Source excerpt:
──────────

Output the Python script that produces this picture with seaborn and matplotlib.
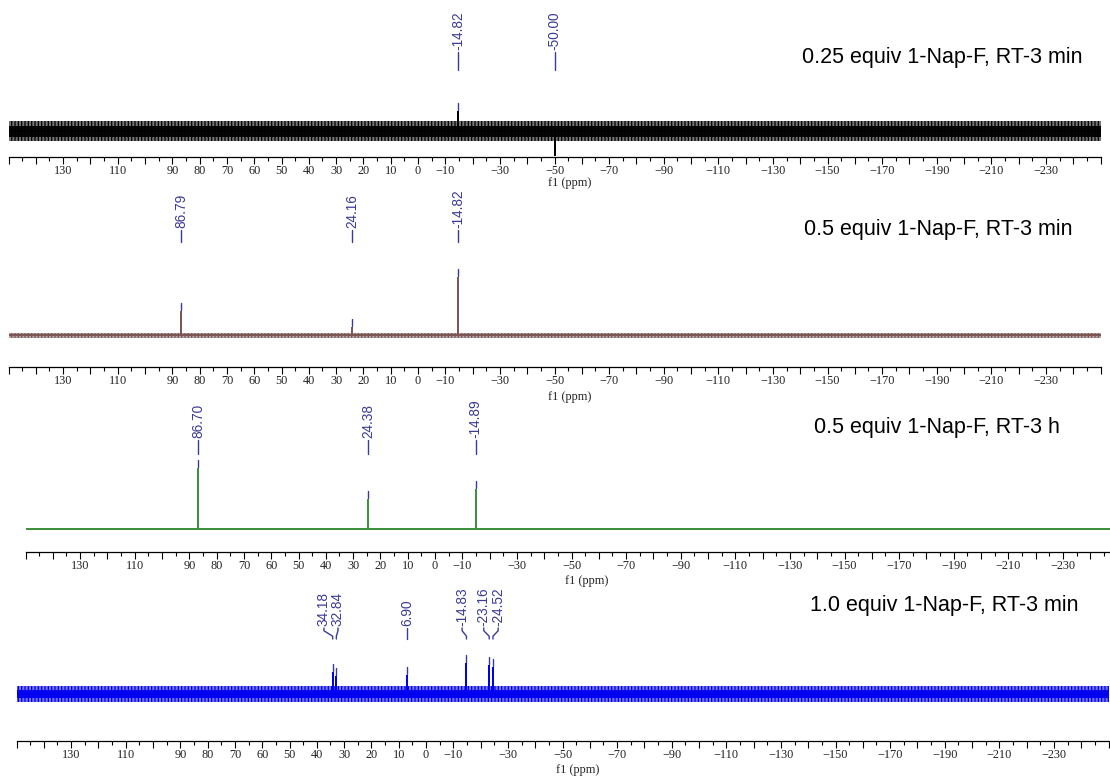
import numpy as np
import pandas as pd
import matplotlib
matplotlib.use("Agg")
import matplotlib.pyplot as plt
from matplotlib.colors import to_rgba
from matplotlib.ticker import FixedLocator, FuncFormatter
import seaborn as sns

# ---------------- data ----------------
ppm_range = [150, -250]
tick_labels_ppm = [130, 110, 90, 80, 70, 60, 50, 40, 30, 20, 10, 0, -10,
                   -30, -50, -70, -90, -110, -130, -150, -170, -190, -210, -230]

titles = ["0.25 equiv 1-Nap-F, RT-3 min",
          "0.5 equiv 1-Nap-F, RT-3 min",
          "0.5 equiv 1-Nap-F, RT-3 h",
          "1.0 equiv 1-Nap-F, RT-3 min"]

p1_peaks = [-14.82, -50.00]
p1_heights = [19, -24]
p1_noise = 10

p2_peaks = [86.79, 24.16, -14.82]
p2_heights = [23, 7, 57]
p2_noise = 2.5

p3_peaks = [86.70, 24.38, -14.89]
p3_heights = [60, 29, 39]
p3_noise = 1.0

p4_peaks = [34.18, 32.84, 6.90, -14.83, -23.16, -24.52]
p4_heights = [21, 17, 18, 30, 28, 26]
p4_noise = 8

# ---------------- styling / layout ----------------
W, H = 1110, 776
colors = ["#000000", "#7d5656", "#3f8f3f", "#0000f0"]
label_color = "#3a3a98"

layout = [
    dict(top=0, axis=157, base=131, x0=8.5, lab=50, lead=(52, 70), title=(1082, 57), xl=183,
         off=[0, 0]),
    dict(top=178, axis=367, base=335, x0=8.5, lab=228, lead=(230, 242), title=(1073, 229), xl=397,
         off=[0, 0, 0]),
    dict(top=392, axis=552, base=529, x0=25.5, lab=438, lead=(440, 454), title=(1060, 427), xl=581,
         off=[0, 0, 0]),
    dict(top=578, axis=741, base=694, x0=16.5, lab=626, lead=(628, 639), title=(1078, 606), xl=770,
         off=[3.2, -0.6, 0, 1.6, 2.0, -1.9]),
]

panels = [(p1_peaks, p1_heights, p1_noise),
          (p2_peaks, p2_heights, p2_noise),
          (p3_peaks, p3_heights, p3_noise),
          (p4_peaks, p4_heights, p4_noise)]

sns.set_theme(style="white")
plt.rcParams["font.family"] = ["Liberation Sans", "DejaVu Sans"]
plt.rcParams["hatch.linewidth"] = 0.9

fig = plt.figure(figsize=(W / 100, H / 100), dpi=100)
px_per_ppm = 1092 / 400.0
span_px = (ppm_range[0] - ppm_range[1]) * px_per_ppm

def tick_fmt(v, pos):
    iv = int(round(v))
    if iv in tick_labels_ppm:
        return str(iv).replace("-", "\u2212")
    return ""

for i, ((peaks, heights, noise), L) in enumerate(zip(panels, layout)):
    hpx = L["axis"] - L["top"]
    ax = fig.add_axes([L["x0"] / W, 1 - L["axis"] / H, span_px / W, hpx / H])
    ax.set_xlim(ppm_range[0], ppm_range[1])
    ax.set_ylim(L["base"] - L["axis"], L["base"] - L["top"])
    col = colors[i]

    # noise band (texture)
    ax.fill_between(ppm_range, [-noise, -noise], [noise, noise],
                    facecolor=to_rgba(col, 0.55), edgecolor=col, hatch="|||||",
                    linewidth=0, zorder=1)
    ax.fill_between(ppm_range, [-0.55 * noise, -0.55 * noise], [0.55 * noise, 0.55 * noise],
                    facecolor=to_rgba(col, 0.95), linewidth=0, zorder=1)

    # stick spectrum
    order = np.argsort(peaks)[::-1]
    xs, ys = [ppm_range[0]], [0.0]
    for k in order:
        xs += [peaks[k], peaks[k], peaks[k]]
        ys += [0.0, heights[k], 0.0]
    xs.append(ppm_range[1]); ys.append(0.0)
    df = pd.DataFrame({"ppm": xs, "intensity": ys})
    sns.lineplot(data=df, x="ppm", y="intensity", sort=False, estimator=None,
                 color=col, linewidth=1.3, ax=ax, zorder=2)

    # peak labels
    ylab = L["base"] - L["lab"]
    yl0 = L["base"] - L["lead"][0]
    yl1 = L["base"] - L["lead"][1]
    for k, (p, h) in enumerate(zip(peaks, heights)):
        xlab = p + L["off"][k]
        ax.text(xlab, ylab, f"{p:.2f}", rotation=90, ha="center", va="bottom",
                color=label_color, fontsize=9.8, clip_on=False,
                family=["Liberation Sans", "DejaVu Sans"])
        if abs(xlab - p) < 1e-9:
            ax.plot([p, p], [yl0, yl1], color=label_color, lw=1.0, clip_on=False)
        else:
            Ld = yl0 - yl1
            ax.plot([xlab, xlab, p, p], [yl0, yl0 - 0.25 * Ld, yl0 - 0.75 * Ld, yl1],
                    color=label_color, lw=1.0, clip_on=False)
        if h > 0:
            ax.plot([p, p], [h + 2, h + 9], color=label_color, lw=1.0)

    # axes styling
    for s in ["top", "left", "right"]:
        ax.spines[s].set_visible(False)
    ax.spines["bottom"].set_color("black")
    ax.spines["bottom"].set_linewidth(0.9)
    ax.set_yticks([])
    ax.set_ylabel("")
    ax.xaxis.set_major_locator(FixedLocator(np.arange(-250, 151, 10)))
    ax.xaxis.set_minor_locator(FixedLocator(np.arange(-245, 150, 10)))
    ax.xaxis.set_major_formatter(FuncFormatter(tick_fmt))
    ax.tick_params(axis="x", which="major", direction="out", length=5, width=0.8,
                   color="black", pad=1, labelsize=8.8, labelcolor="#222222", bottom=True)
    ax.tick_params(axis="x", which="minor", direction="out", length=3, width=0.8,
                   color="black", bottom=True)
    for t in ax.get_xticklabels():
        t.set_family(["Liberation Serif", "DejaVu Serif"])
    ax.set_xlabel("f1 (ppm)", fontsize=8.8, family=["Liberation Serif", "DejaVu Serif"],
                  color="#222222")
    ax.xaxis.set_label_coords(0.514, -(L["xl"] - L["axis"]) / hpx)
    ax.xaxis.label.set_va("center")
    ax.set_facecolor("none")

    fig.text(L["title"][0] / W, 1 - L["title"][1] / H, titles[i], ha="right", va="center",
             fontsize=15.5, color="black", family=["Liberation Sans", "DejaVu Sans"])

fig.savefig("out.png", dpi=100, facecolor="white")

──────────

Reproduce the material above exactly, first line through the line that contains "import seaborn as sns", minus the pictures.

Output the Python script that produces this picture with seaborn and matplotlib.
import numpy as np
import pandas as pd
import matplotlib
matplotlib.use("Agg")
import matplotlib.pyplot as plt
from matplotlib.colors import to_rgba
from matplotlib.ticker import FixedLocator, FuncFormatter
import seaborn as sns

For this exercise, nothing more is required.